トランプの脅しに屈した「香港大富豪」に中国が激怒...「国益のために犠牲を払うのは当然」
中国に拠点を置く企業が、中国政府の犠牲になるのは今回が初めてではない。
通信機器大手・華為技術(ファーウェイ・テクノロジーズ)は2010年から、第5世代(5G)技術の先進国市場戦略の一環としてカナダへの投資を開始した。
だが18年、副会長兼最高財務責任者(CFO)の孟晩舟(モン・ワンチョウ)が逮捕され、その後カナダ人が中国国内で拘束されたことで、流れは一気に逆転した。
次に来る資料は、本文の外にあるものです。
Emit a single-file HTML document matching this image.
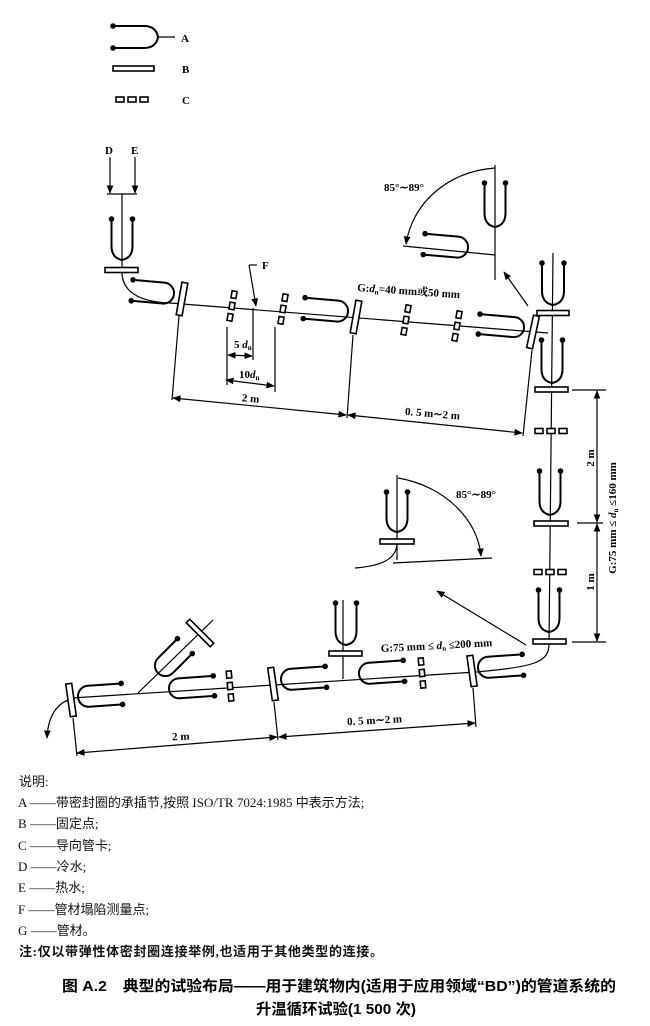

カナダ政府は22年、5G通信網からのファーウェイの排除を発表。既存の5G機器とサービスについても24年6月までの撤去を求め、ファーウェイは10年間のカナダ投資で多額の損失を出した。
動画投稿アプリのTikTok(ティックトック)と親会社バイトダンス(北京字節跳動科技)も、アメリカ事業で同様の逆風に直面している。
中国政府は国内企業に対する矛盾したアプローチを続けている。中国経済は雇用と経済成長を民間部門に依存しているが、指導部は依然として企業の信頼性と政治的忠誠心に疑念を抱いたままだ。
中国当局は高いハードルや障壁、脅迫を企業統制の手段に用いる傾向がある。問題の背後にある政治的緊張を緩和する努力は二の次だ。現体制は明らかに経済的利益より政治的安定を優先している。